** PROBLEM REQUIREMENTS **
Omit the pictures and print exactly the lines of the listing below, starting at the first and ending at the line containing "Day by States/Territories</div>".

^^^^^^^^^^^^^^^^

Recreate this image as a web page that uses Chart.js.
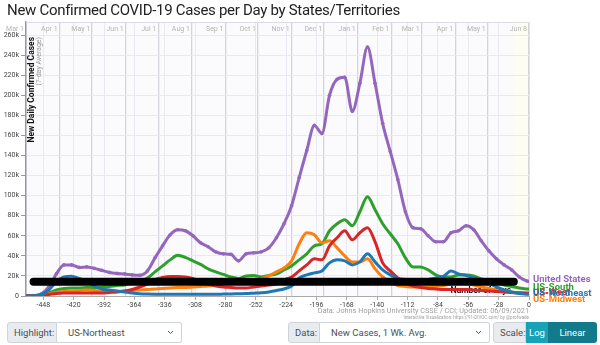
<!DOCTYPE html>
<html>
<head>
<meta charset="utf-8">
<script src="https://cdn.jsdelivr.net/npm/chart.js@4.4.1/dist/chart.umd.min.js"></script>
<style>
    body { margin: 0; width: 600px; height: 345px; overflow: hidden; background: #fff;
           font-family: Roboto, "Liberation Sans", sans-serif; position: relative; }
    #title { position: absolute; left: 7px; top: 1px; font-size: 15px; letter-spacing: -0.3px; color: #222; white-space: nowrap; }
    #c { position: absolute; left: 0; top: 0; }
    .grp { position: absolute; top: 322px; height: 21px; display: flex; font-size: 9.5px; color: #495057; }
    .lab { background: #e9ecef; border: 1px solid #ced4da; border-radius: 3px 0 0 3px; display: flex;
           align-items: center; padding: 0 6px; box-sizing: border-box; }
    .sel { background: #fff; border: 1px solid #ced4da; border-left: none; border-radius: 0 3px 3px 0; display: flex;
           align-items: center; justify-content: space-between; padding: 0 7px 0 11px; box-sizing: border-box; }
    .btn { color: #fff; display: flex; align-items: center; justify-content: center; box-sizing: border-box; }
</style>
</head>
<body>
<canvas id="c" width="600" height="322"></canvas>
<div id="title">New Confirmed COVID-19 Cases per Day by States/Territories</div>

<div class="grp" style="left:7px">
    <div class="lab" style="width:50px">Highlight:</div>
    <div class="sel" style="width:125px">US-Northeast
        <svg width="7" height="5"><polyline points="1,1 3.5,3.5 6,1" fill="none" stroke="#555" stroke-width="1"/></svg></div>
</div>
<div class="grp" style="left:288px">
    <div class="lab" style="width:32px">Data:</div>
    <div class="sel" style="width:170px">New Cases, 1 Wk. Avg.
        <svg width="7" height="5"><polyline points="1,1 3.5,3.5 6,1" fill="none" stroke="#555" stroke-width="1"/></svg></div>
</div>
<div class="grp" style="left:493px">
    <div class="lab" style="width:33px">Scale:</div>
    <div class="btn" style="width:22px;background:#17a2b8">Log</div>
    <div class="btn" style="width:49px;background:#117a8b;border-radius:0 3px 3px 0">Linear</div>
</div>

<script>
// days before Jun 8, 2021 (0 = last day)
const days = [-464,-457,-450,-443,-436,-429,-422,-415,-408,-401,-394,-387,-380,-373,-366,-359,-352,-345,
    -338,-331,-324,-317,-310,-303,-296,-289,-282,-275,-268,-261,-254,-247,-240,-233,-226,-219,-212,-205,
    -198,-191,-184,-177,-170,-163,-156,-149,-142,-135,-128,-121,-114,-107,-100,-93,-86,-79,-72,-65,-58,
    -51,-44,-37,-30,-23,-16,-9,-2,0];

// new cases per day, 7-day avg, in thousands
const usVals = [0.1,0.4,2,9,22,31,31,28.5,29,27.5,25.5,23.5,22.5,22,21,20.7,25,38,50,61,66,65,60,53,49,44,
    42,41.5,35,42,43,44,48,58,72,90,118,145,170,162,200,216,218,184,212,248,212,172,144,116,84,68,67,60,
    54,54,63,65,70,66,55,45,37,31,26,19,15,14.5];
const southVals = [0,0.2,0.8,3,6,7.5,8,8,8.5,8.5,9,9.5,10.5,11,13,15,18,24,30,36,40.5,38.5,35,31.5,27,24,
    21.5,19,17.5,20,20.5,19,20.5,22,26,30,36,42,50,52,65,72,76,70,84,99,86,72,62,52,38,29,29,26,21,19,19,
    21,21,20,17,15,13,11,9.5,8,7,7];
const midwestVals = [0,0.2,0.8,2,3.5,4.5,5,5.5,6,5.5,5,4.5,4.5,5,5.5,6,6.5,7,7.5,8,8.5,8.5,9,9.5,10,11,12,
    12.5,13,14,15,17,20,24,28,35,52,63,61,53,55,48,40,34,34,37,27,19,14,10.5,9.5,9,9,9,9.5,10.5,12,13,12.5,
    11,9,7.5,6,5,4,3,2.5,2.5];
const westVals = [0.1,0.3,0.8,1.5,2.5,3,3,3,3,3,3,3.5,4,5,6.5,9,12,16.5,18.5,19.5,19.5,19,17.5,14.5,12,10,9,
    8.5,8,8,9,10,11,12,16,19,25,31,37,36,50,58,65,56,63,68,54,33,25,18,13,10,8.5,7.5,7,6.5,6.5,6.5,6.5,6,
    5.5,5,4.5,4,3.5,3.2,3,3];
const northeastVals = [0,0.2,1.5,6,14,19,19.8,17.5,15,10,7,6,5,4,3,2.3,2,1.8,1.7,1.7,1.7,1.8,1.8,1.8,1.8,
    1.8,1.9,2,2.2,2.4,2.8,3.2,4,5.5,7,10,18,21,23,25,33,36,35,31,34,42,34,26,21,17.5,16.5,16,16,16.5,18,
    19.5,25,22,20.5,18,16,13,9,6,4,2.5,1.8,1.7];

// the black bar across the plot
const barDays = [-457, -14];
const barVals = [14.3, 14.3];

const yTickVals = [0,20000,40000,60000,80000,100000,120000,140000,160000,180000,200000,220000,240000,260000];
const xTickDays = [-448,-420,-392,-364,-336,-308,-280,-252,-224,-196,-168,-140,-112,-84,-56,-28,0];
const monthDays = [-464,-433,-403,-372,-342,-311,-280,-250,-219,-189,-158,-127,-99,-68,-38,0];
const monthNames = ["Mar 1","Apr 1","May 1","Jun 1","Jul 1","Aug 1","Sep 1","Oct 1","Nov 1","Dec 1",
    "Jan 1","Feb 1","Mar 1","Apr 1","May 1","Jun 8"];

const FONT = "Roboto, 'Liberation Sans', sans-serif";

const series = [
    { name: "US-Northeast", vals: northeastVals, color: "#1f77b4", nudge: -1 },
    { name: "US-West", vals: westVals, color: "#d62728", nudge: 0 },
    { name: "US-Midwest", vals: midwestVals, color: "#ff7f0e", nudge: 6.5 },
    { name: "US-South", vals: southVals, color: "#2ca02c", nudge: -1 },
    { name: "United States", vals: usVals, color: "#9467bd", nudge: -2, dots: true }
];

const toPoints = (xs, vals) => xs.map((d, i) => ({ x: d, y: vals[i] * 1000 }));

const datasets = [{
    label: "bar",
    data: toPoints(barDays, barVals),
    borderColor: "#000",
    borderWidth: 8,
    borderCapStyle: "round",
    pointRadius: 0
}];
series.forEach(s => {
    datasets.push({
        label: s.name,
        data: toPoints(days, s.vals),
        borderColor: s.color,
        backgroundColor: s.color,
        borderWidth: 3,
        borderJoinStyle: "round",
        cubicInterpolationMode: "monotone",
        pointRadius: s.dots ? 1.8 : 0,
        pointBorderWidth: 0
    });
});

const decor = {
    id: "decor",
    beforeDraw(chart) {
        const { ctx, chartArea: a } = chart;
        const xs = chart.scales.x;
        ctx.save();
        ctx.fillStyle = "#fbfbfe";
        ctx.fillRect(a.left, a.top, a.right - a.left, a.bottom - a.top);
        ctx.fillStyle = "#fdfdf3";
        const x0 = xs.getPixelForValue(-14);
        ctx.fillRect(x0, a.top, a.right - x0, a.bottom - a.top);
        ctx.restore();
    },
    beforeDatasetsDraw(chart) {
        const { ctx, chartArea: a } = chart;
        const xs = chart.scales.x;
        ctx.save();
        // top border
        ctx.strokeStyle = "#dcdce4";
        ctx.lineWidth = 1;
        ctx.beginPath();
        ctx.moveTo(a.left, a.top + 0.5);
        ctx.lineTo(a.right, a.top + 0.5);
        ctx.stroke();
        // month labels
        ctx.font = "7px " + FONT;
        ctx.fillStyle = "#b4b4b4";
        ctx.textAlign = "right";
        ctx.textBaseline = "middle";
        monthDays.forEach((d, i) => {
            ctx.fillText(monthNames[i], xs.getPixelForValue(d) - 2, a.top + 7);
        });
        // y title
        ctx.translate(a.left + 6, a.top + 15);
        ctx.rotate(-Math.PI / 2);
        ctx.textAlign = "right";
        ctx.fillStyle = "#111";
        ctx.font = "bold 8.5px " + FONT;
        ctx.fillText("New Daily Confirmed Cases", 0, 0);
        ctx.fillStyle = "#999";
        ctx.font = "7px " + FONT;
        ctx.fillText("(7-day Average)", 0, 7.5);
        ctx.restore();
        // x title
        ctx.save();
        ctx.font = "bold 8.5px " + FONT;
        ctx.fillStyle = "#111";
        ctx.textAlign = "right";
        ctx.textBaseline = "middle";
        ctx.fillText("Number of days", a.right - 18, a.bottom - 5);
        ctx.restore();
    },
    afterDatasetsDraw(chart) {
        const { ctx, chartArea: a } = chart;
        const ys = chart.scales.y;
        ctx.save();
        ctx.font = "bold 9.5px " + FONT;
        ctx.textAlign = "left";
        ctx.textBaseline = "middle";
        ["US-West", "US-Northeast", "US-Midwest", "US-South", "United States"].forEach(n => {
            const s = series.find(t => t.name === n);
            const v = s.vals[s.vals.length - 1] * 1000;
            ctx.fillStyle = s.color;
            ctx.fillText(s.name, a.right + 4, ys.getPixelForValue(v) + s.nudge);
        });
        // source lines
        ctx.textAlign = "right";
        ctx.fillStyle = "#a0a0a0";
        ctx.font = "7.3px " + FONT;
        ctx.fillText("Data: Johns Hopkins University CSSE / CCI; Updated: 06/09/2021", a.right, 311);
        ctx.font = "4.5px " + FONT;
        ctx.fillText("Interactive Visualization: https://91-DIVOC.com/ by @profwade", a.right, 317.5);
        ctx.restore();
    }
};

new Chart(document.getElementById("c"), {
    type: "line",
    data: { datasets },
    options: {
        responsive: false,
        animation: false,
        devicePixelRatio: 1,
        layout: { padding: { top: 22, right: 71, left: 0, bottom: 0 } },
        plugins: { legend: { display: false }, tooltip: { enabled: false } },
        scales: {
            x: {
                type: "linear", min: -464, max: 0,
                afterBuildTicks: s => { s.ticks = xTickDays.map(v => ({ value: v })); },
                afterFit: s => { s.height = 26; },
                ticks: { font: { size: 7, family: FONT }, color: "#444", maxRotation: 0, padding: 1,
                         callback: v => String(v) },
                grid: { color: "#ebe8f2", tickLength: 4, tickColor: "#aaa" },
                border: { color: "#aaa" }
            },
            x2: {
                type: "linear", position: "top", min: -464, max: 0,
                afterBuildTicks: s => { s.ticks = monthDays.map(v => ({ value: v })); },
                afterFit: s => { s.height = 0; },
                ticks: { display: false },
                grid: { color: "#d6d3dd", lineWidth: 1.3, drawTicks: false },
                border: { display: false }
            },
            y: {
                min: 0, max: 273000,
                afterBuildTicks: s => { s.ticks = yTickVals.map(v => ({ value: v })); },
                afterFit: s => { s.width = 26; },
                ticks: { font: { size: 7, family: FONT }, color: "#444",
                         padding: 2, callback: v => v === 0 ? "0" : (v / 1000) + "k" },
                grid: { color: "#ebe8f2", tickLength: 5, tickColor: "#999" },
                border: { color: "#999", width: 1.5 }
            }
        }
    },
    plugins: [decor]
});
</script>
</body>
</html>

^^^^^^^^^^^^^^^^

** COMPLETE OUTPUT **
Recreate this image as a web page that uses Chart.js.
<!DOCTYPE html>
<html>
<head>
<meta charset="utf-8">
<script src="https://cdn.jsdelivr.net/npm/chart.js@4.4.1/dist/chart.umd.min.js"></script>
<style>
    body { margin: 0; width: 600px; height: 345px; overflow: hidden; background: #fff;
           font-family: Roboto, "Liberation Sans", sans-serif; position: relative; }
    #title { position: absolute; left: 7px; top: 1px; font-size: 15px; letter-spacing: -0.3px; color: #222; white-space: nowrap; }
    #c { position: absolute; left: 0; top: 0; }
    .grp { position: absolute; top: 322px; height: 21px; display: flex; font-size: 9.5px; color: #495057; }
    .lab { background: #e9ecef; border: 1px solid #ced4da; border-radius: 3px 0 0 3px; display: flex;
           align-items: center; padding: 0 6px; box-sizing: border-box; }
    .sel { background: #fff; border: 1px solid #ced4da; border-left: none; border-radius: 0 3px 3px 0; display: flex;
           align-items: center; justify-content: space-between; padding: 0 7px 0 11px; box-sizing: border-box; }
    .btn { color: #fff; display: flex; align-items: center; justify-content: center; box-sizing: border-box; }
</style>
</head>
<body>
<canvas id="c" width="600" height="322"></canvas>
<div id="title">New Confirmed COVID-19 Cases per Day by States/Territories</div>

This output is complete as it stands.